On peut reprocher ce qu’on veut à Jean-Luc Mélenchon mais le moins qu’on puisse dire, c’est qu’il reste le seul homme politique occidental qui s’est félicité de la fin de la guerre. Le leader des Insoumis est toujours égal à lui-même quand il salue l’annonce d’un cessez-le-feu entre Israël et le Hamas, ne se privant pas de rappeler ses positions dès le départ sur X « que le futur n’oublie pas la culpabilité et la honte qui est celle de nos gouvernants qui ont laissé faire, regardé ailleurs et encouragé le massacre ».
« Puisse le cessez-le-feu tenir et la vie des survivants être épargnée désormais. Que les otages et les prisonniers retournent à la vie et que s’adoucissent les cicatrices de leurs plaies physiques et morales. Puissent les vivants pleurer leurs morts sans crainte et nos larmes effacer la haine qu’ils ressentent légitimement », a écrit le candidat à la présidentielle sur X.
Cette bouffée d’oxygène ne devrait pas nous faire oublier qu’un État qui n’a pas de scrupule à brûler vivants des bébés dans des tentes en plastique, qui a fait du massacre des innocents un modus operandi, n’est pas digne de confiance et, comme par le passé, Israël ne respectera aucun accord.

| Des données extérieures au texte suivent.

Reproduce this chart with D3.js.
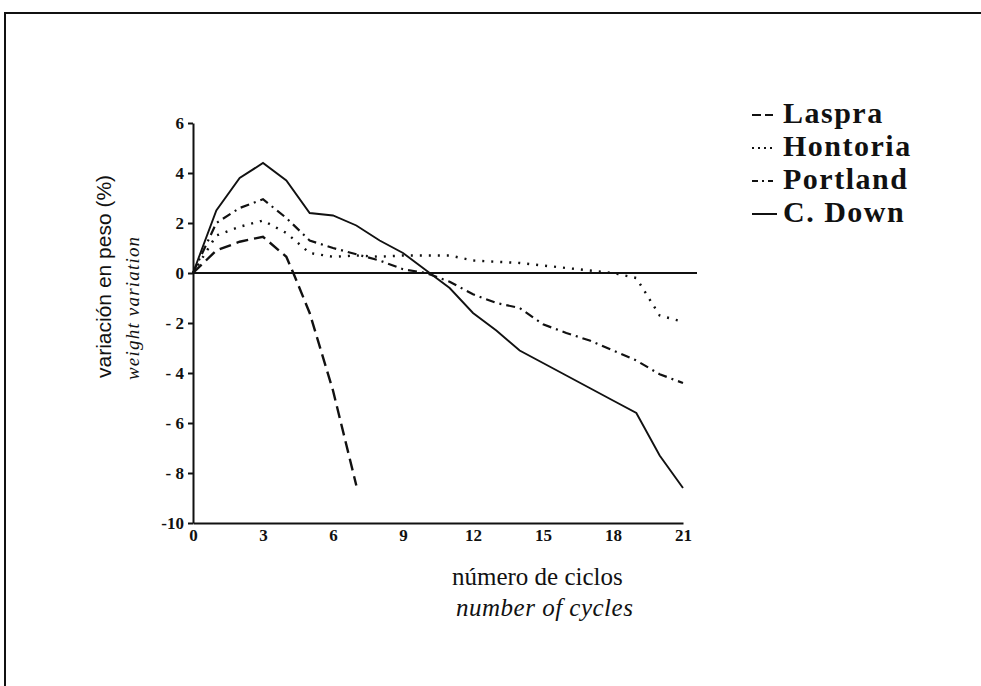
<!DOCTYPE html>
<html>
<head>
<meta charset="utf-8">
<script src="https://cdn.jsdelivr.net/npm/d3@7"></script>
<style>
  body { margin: 0; background: #fff; }
  .tick text { font-family: "Liberation Serif", "Times New Roman", serif; font-weight: bold; font-size: 17px; fill: #111; }
</style>
</head>
<body>
<div id="chart"></div>
<script>
// cycles and weight variation (%)
const cycles = d3.range(0, 22)
const laspraCycles = [0, 1, 2, 3, 4, 4.3, 5, 6, 7]
const laspra = [0, 0.9, 1.25, 1.45, 0.65, 0, -1.6, -4.7, -8.5]
const hontoria = [0, 1.5, 1.85, 2.1, 1.6, 0.8, 0.65, 0.7, 0.65, 0.7, 0.7, 0.7, 0.5, 0.45, 0.4, 0.3, 0.2, 0.1, 0.0, -0.2, -1.7, -1.95]
const portland = [0, 2.0, 2.6, 2.95, 2.2, 1.3, 1.0, 0.75, 0.5, 0.15, 0.0, -0.35, -0.85, -1.2, -1.4, -2.05, -2.4, -2.7, -3.1, -3.5, -4.05, -4.4]
const cdown = [0, 2.5, 3.8, 4.4, 3.7, 2.4, 2.3, 1.9, 1.3, 0.8, 0.1, -0.6, -1.6, -2.3, -3.1, -3.6, -4.1, -4.6, -5.1, -5.6, -7.3, -8.6]
const xTicks = [0, 3, 6, 9, 12, 15, 18, 21]
const yTicks = [-10, -8, -6, -4, -2, 0, 2, 4, 6]
const seriesNames = ["Laspra", "Hontoria", "Portland", "C. Down"]

const W = 981, H = 686
const margin = { top: 123, left: 193 },
    width = 490,
    height = 400

const svg = d3.select("#chart")
    .append("svg")
    .attr("width", W)
    .attr("height", H)

// outer frame (open to the right and bottom, as scanned)
svg.append("path")
    .attr("d", `M5,${H} L5,13 L${W},13`)
    .attr("fill", "none")
    .attr("stroke", "#111")
    .attr("stroke-width", 2)

const g = svg.append("g")
    .attr("transform", `translate(${margin.left}, ${margin.top})`)

const x = d3.scaleLinear().domain([0, 21]).range([0, width])
const y = d3.scaleLinear().domain([-10, 6]).range([height, 0])

// axes
const yAxis = g.append("g")
    .call(d3.axisLeft(y)
        .tickValues(yTicks)
        .tickSize(5)
        .tickSizeOuter(0)
        .tickFormat(d => (d < 0 && d > -10) ? "- " + (-d) : d))
yAxis.selectAll("path, line").attr("stroke", "#111").attr("stroke-width", 2)
yAxis.selectAll("text").attr("x", -9)

const xAxis = g.append("g")
    .attr("transform", `translate(0, ${height})`)
    .call(d3.axisBottom(x)
        .tickValues(xTicks)
        .tickSize(0)
        .tickSizeOuter(0))
xAxis.select(".domain").attr("stroke", "#111").attr("stroke-width", 2)
xAxis.selectAll("text").attr("dy", "0.9em")

// zero line
g.append("line")
    .attr("x1", x(0))
    .attr("x2", x(21) + 14)
    .attr("y1", y(0))
    .attr("y2", y(0))
    .attr("stroke", "#111")
    .attr("stroke-width", 2)

const styles = [
    { dash: "12,6", width: 2.4 },
    { dash: "2,7", width: 2.4 },
    { dash: "9,5,2,5", width: 2.2 },
    { dash: null, width: 1.9 }
]

const series = [
    laspraCycles.map((c, i) => [c, laspra[i]]),
    cycles.map((c, i) => [c, hontoria[i]]),
    cycles.map((c, i) => [c, portland[i]]),
    cycles.map((c, i) => [c, cdown[i]])
]

const line = d3.line()
    .x(d => x(d[0]))
    .y(d => y(d[1]))

g.selectAll(".series")
    .data(series)
    .join("path")
    .attr("class", "series")
    .attr("d", line)
    .attr("fill", "none")
    .attr("stroke", "#111")
    .attr("stroke-width", (d, i) => styles[i].width)
    .attr("stroke-dasharray", (d, i) => styles[i].dash)

// legend
const legend = svg.append("g")
    .attr("transform", "translate(752, 0)")

const rowY = [112, 145, 178, 211]
const samples = [
    { dash: "9,4", len: 21 },
    { dash: "2,4", len: 23 },
    { dash: "6,4,2,4", len: 21 },
    { dash: null, len: 25 }
]

seriesNames.forEach(function (name, i) {
    legend.append("line")
        .attr("x1", 0)
        .attr("x2", samples[i].len)
        .attr("y1", rowY[i] + 3)
        .attr("y2", rowY[i] + 3)
        .attr("stroke", "#111")
        .attr("stroke-width", 2)
        .attr("stroke-dasharray", samples[i].dash)
    legend.append("text")
        .attr("x", 31)
        .attr("y", rowY[i] + 11)
        .style("font-family", "'Liberation Serif', 'Times New Roman', serif")
        .style("font-weight", "bold")
        .style("font-size", "30px")
        .style("letter-spacing", "1.5px")
        .style("fill", "#111")
        .text(name)
})

// axis titles
svg.append("text")
    .attr("transform", "translate(111, 378) rotate(-90)")
    .style("font-family", "'Liberation Sans', Arial, sans-serif")
    .style("font-size", "21px")
    .style("fill", "#111")
    .text("variación en peso (%)")

svg.append("text")
    .attr("transform", "translate(139, 380) rotate(-90)")
    .style("font-family", "'Liberation Serif', 'Times New Roman', serif")
    .style("font-style", "italic")
    .style("font-size", "19px")
    .style("letter-spacing", "1.2px")
    .style("fill", "#111")
    .text("weight variation")

svg.append("text")
    .attr("x", 452)
    .attr("y", 585)
    .style("font-family", "'Liberation Serif', 'Times New Roman', serif")
    .style("font-size", "25px")
    .style("fill", "#111")
    .text("número de ciclos")

svg.append("text")
    .attr("x", 456)
    .attr("y", 616)
    .style("font-family", "'Liberation Serif', 'Times New Roman', serif")
    .style("font-style", "italic")
    .style("font-size", "25px")
    .style("letter-spacing", "0.5px")
    .style("fill", "#111")
    .text("number of cycles")
</script>
</body>
</html>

Une fois les otages revenus, il faudra s’attendre au pire.
Mais cela dit, le génie de la Liberté, qui a cassé la violence et la volonté de l’armée « la plus invincible du monde », soutenue par la « première puissance du monde », épaulée par tous les gouvernements du monde occidental et avec la complicité des chefs d’État arabes, a en même temps fissuré durablement le mur de Berlin des certitudes israéliennes avant de casser celui des idéologies européennes.
La cause palestinienne a renversé la Bastille d’un Occident désormais divisé entre les citoyens de plus en plus nombreux qui n’ont plus la même vision du conflit proche-oriental et les personnes qui continuent à voir Israël avec les œillères de médias vendus aux oligarchies.

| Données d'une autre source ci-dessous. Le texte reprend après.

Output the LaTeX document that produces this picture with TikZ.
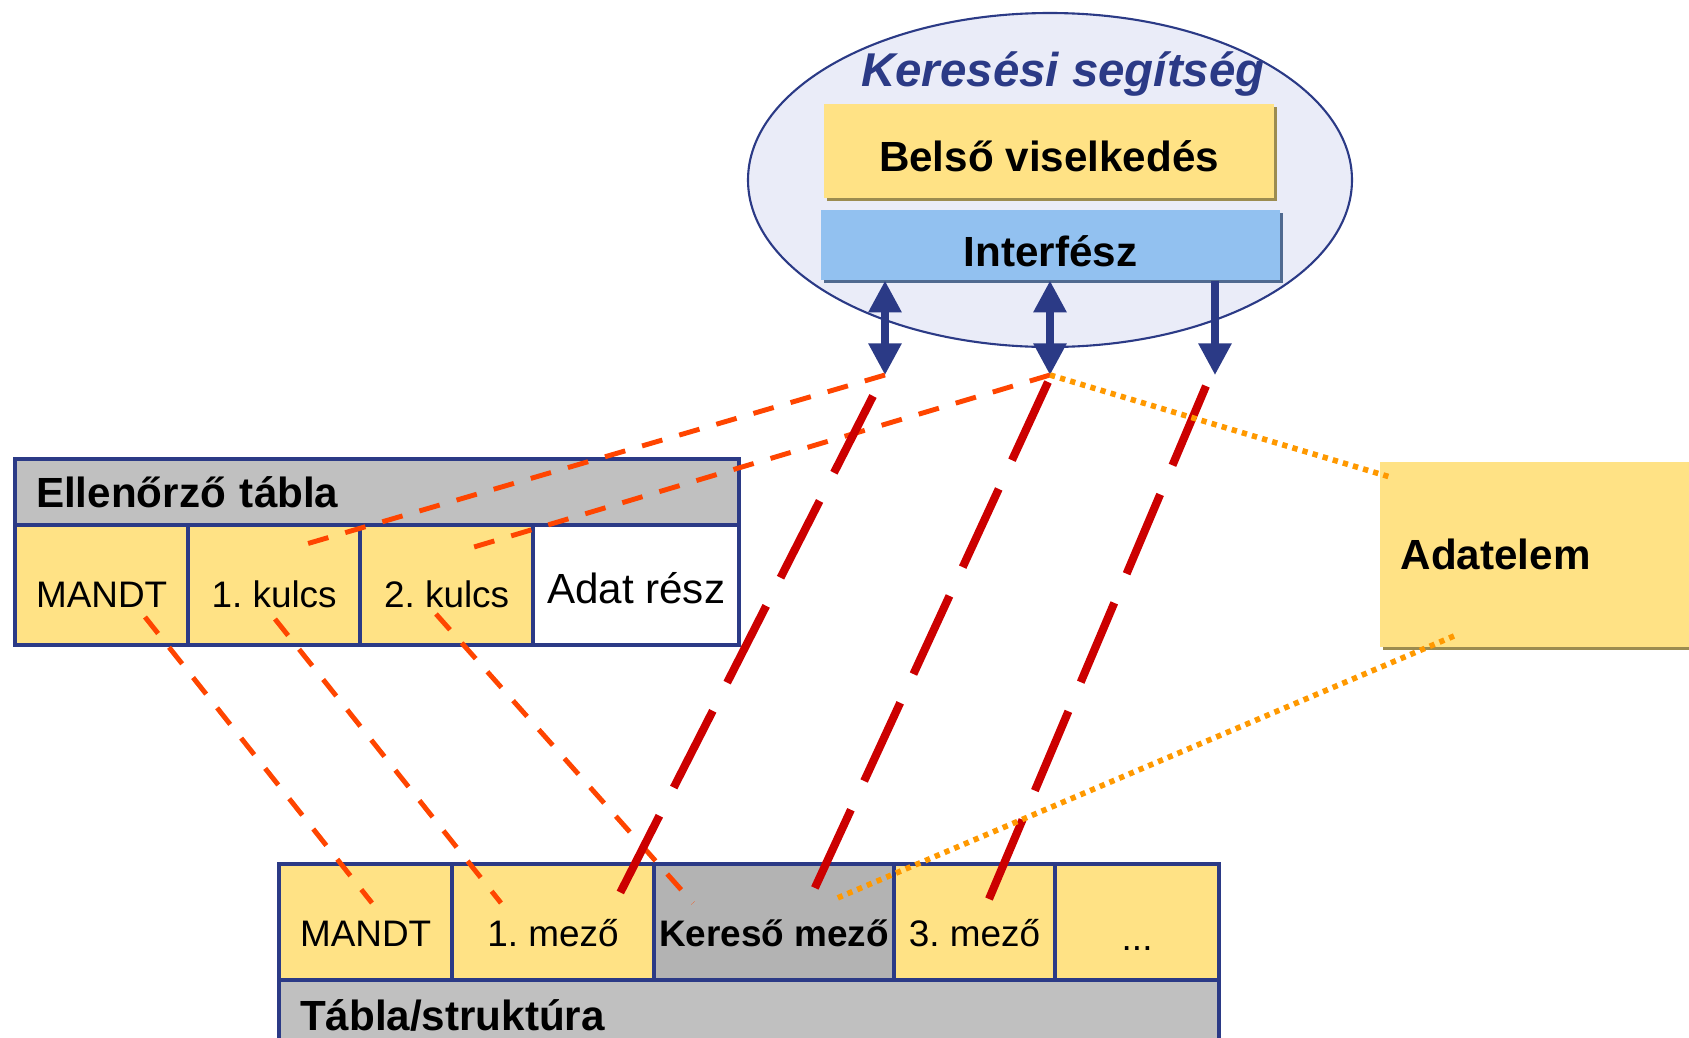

Quant à la classe des dirigeants, politiquement inhibée, elle observe, terrorisée, le centre de gravité qui glisse vers le monde arabe, vers le sud, de Paris vers Rabat, de l’Allemagne vers les pays où fleurissent les orangers.
Toujours est-il que la victoire de Gaza empêchera les Occidentaux de dormir, eux qui misaient sur Tsahal pour raser définitivement la résistance palestinienne avant de s’occuper des Arabes du coin.
Cette hystérie islamophobe, que les Palestiniens ont chèrement payée (résistance à Gaza = bénéfice au Hamas), dont nous avaient abreuvé les journaux télévisés qui ont façonné l’opinion française terrorisée à l’idée de la naissance d’un autre impérialisme que celui de l’oncle Sam.
Cette opinion publique est aujourd’hui contrainte à une autre lecture de l’ébranlement d’Israël, ce bras armé de l’Occident en plein Proche-Orient arabe, obligée de reconsidérer ce que l’avenir réserve à cette région.
L’avenir n’appartient certes pas au passé, mais réduire ce qui se passe aujourd’hui à Gaza à de modestes arrangements conjoncturels, c’est croire que l’Histoire puisse repasser ses plats alors que l’armature du système des revendications nationalistes de l’extrême-droite de l’État hébreu se disloque petit à petit, face aux coups de boutoir des réalités démographiques, confessionnelles et politiques du Moyen-Orient.